# Walking before breakfast.



## Eve-Lynn (Apr 28, 2008)

Hi. We have a 6 month old male GS named Link. He is not overly hungry in the morning and since it should start getting warm here in the late morning early afternoon I was wondering if I can walk him before he eats breakfast and before it gets too hot. I don't know if it matters or not but he is 61.5 lbs.


----------



## Kayla's Dad (Jul 2, 2007)

Link should be fine walking/exercising in the morning before breakfast. I usually take Kayla out for a walk or exercise before her meals. If she's running, I'll wait for a while afterwards before giving her meal.


----------



## doggiedad (Dec 2, 2007)

always exercise, walk, play, train etc. before feeding. after i feed my dogs i let them settle down for a few hours before any activities. i'm concerned about them bloating.


----------



## Sherush (Jan 12, 2008)

Yup exercise before food or 1 hour or more after food at the earliest, Jesse is not an eager eater in the mornings now since he turned 6 months so we have changed his feeding schedule to around noon first meal and last meal around 6 p.m. - 7:00 p.m. and final walk around 9:00 p.m. - 10:00 p.m.. He goes to bed around 10:00 p.m. and is able to hold himself till 8:00 a.m.


----------



## CertainlySpoiled (Dec 2, 2007)

After I feed my girls, I always let them settle for a while before activity. Any activity is always done before meals, but they don't like early feedings either.


----------



## sprzybyl (May 15, 2008)

Yepp... after experimenting with both, we now walk my pup in the morning before her meal. She usually gets her business done during the walk so i don't have to worry about getting her outside right after she finishes eating.


----------



## doggiedad (Dec 2, 2007)

> Originally Posted By: sprzybylYepp... after experimenting with both, we now walk my pup in the morning before her meal. She usually gets her business done during the walk so i don't have to worry about getting her outside right after she finishes eating.

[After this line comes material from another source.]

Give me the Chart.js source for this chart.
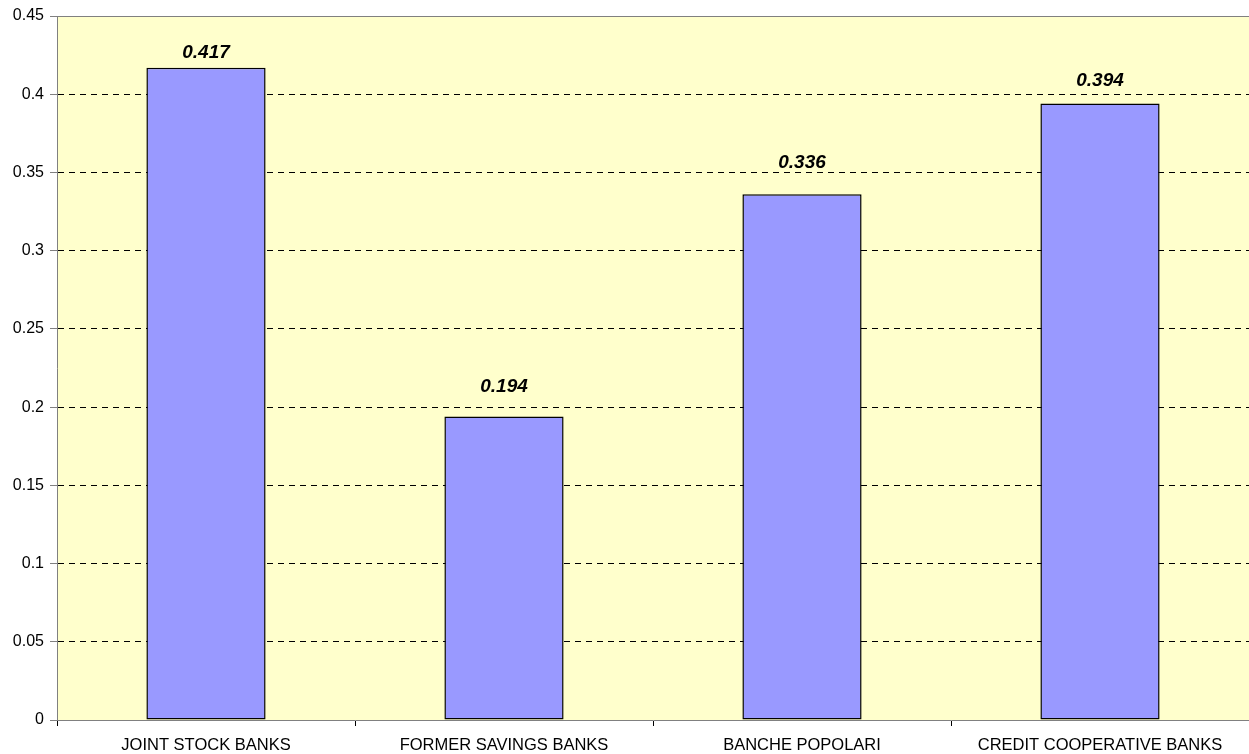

you do have to worry about getting her outside after her meal even though you just walked her.


----------



## sprzybyl (May 15, 2008)

> Originally Posted By: doggiedadyou do have to worry about getting her outside after her meal even though you just walked her.


But if she consistently doesn't go why do i have to worry about getting her outside? What do you mean by that? 

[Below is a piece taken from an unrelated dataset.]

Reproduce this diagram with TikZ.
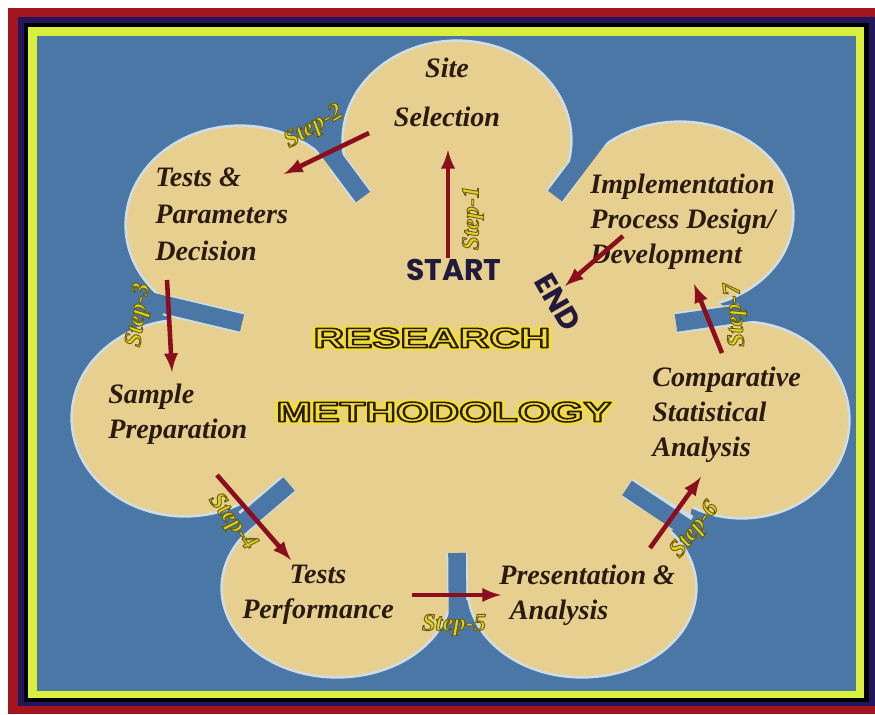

When we tried the feed first then the walk, if I didn't get her outside IMMEDIATELY after she finished eating, we'd have a mess on the floor. Now, I walk her before, crate her to eat, not worry about the "immediacy" and go get ready for work, then take her out right before i leave- no mess because she already went before the walk.


----------



## onyx'girl (May 18, 2007)

Your pup may have better control with age. At 16 weeks they usually know when they have to go and can hold it longer, unlike an 8-10 week old baby.


----------



## doggiedad (Dec 2, 2007)

> Originally Posted By: sprzybyl
> 
> 
> > Originally Posted By: doggiedadyou do have to worry about getting her outside after her meal even though you just walked her.
> ...


that's right, you took her out before feeding and after. so you might not be worried but you take the appropriate action. before feeding you take her out and afterwards. that's all i was saying. now by your own admission that's what you do. you take her out before feeding and afterwards. so what are you questioning? why do you crate her to eat??


----------



## sprzybyl (May 15, 2008)

> Originally Posted By: doggiedad so what are you questioning? why do you crate her to eat??


I felt defensive when I read your statement and I realized that it just needed some further explaining. There was no reasoning behind the why "you DO have to worry". It would have been a more constructive statement to say "you do have to worry *because*" ...as opposed to just seeming disagreeable. (i.e. Just saying NO YOU ARE WRONG is different than saying "Have you considered it this way?" and providing more input) 

I don't doubt that you were very much trying to be helpful, but without the explanation, the statement is rather open ended, and, at least to me, open to negative interpretation.


----------



## sprzybyl (May 15, 2008)

> Originally Posted By: doggiedad why do you crate her to eat??


Missed that question! We had an issue with her not eating her food (and/ or only eating off the floor, not in the bowl), so our breeder suggested no more treats and to feed her in her crate with a set time (30 min). What she eats in that timeframe is her meal and that's it. She felt she was "abusing" us and the treats!! (holding out for the good stuff)


----------



## sprzybyl (May 15, 2008)

> Originally Posted By: onyx'girlYour pup may have better control with age. At 16 weeks they usually know when they have to go and can hold it longer, unlike an 8-10 week old baby.


Yes. It wasn't supposed to be instruction for onyx'girl... I just added a little anecdote at the end of my "i walk my dog before i feed her too" statement. The 8-10 week pup will be going alot more than mine, period. She has to do what works for her and her dog. Even if it was the same age as mine, it may be different. it depends on her schedule and her pups schedule. I was just telling a story how it worked out for me...

geesh people!







gotta be more careful what i say i guess


----------



## The Stig (Oct 11, 2007)

I always exercise my dog before her meals, but I let her cool down (time length depends on exertion) completely before feeding her breakfast/dinner. 

Sarah, 
Your replies are very concise, IMO. But readers occasionally rush through when they peruse a thread and jump to certain conclusions w/o wholly grasping its content. Also at the end of the day, we know our own dogs best ... no need to answer to that, that's for sure.


----------



## doggiedad (Dec 2, 2007)

did the 30 minute in the crate feeding work??? my Shep is 1 year old. a month or two ago he decided not eat. a breeder (friend) told me not to feed him for 3 days.


> Originally Posted By: sprzybyl
> 
> 
> > Originally Posted By: doggiedad why do you crate her to eat??
> ...


----------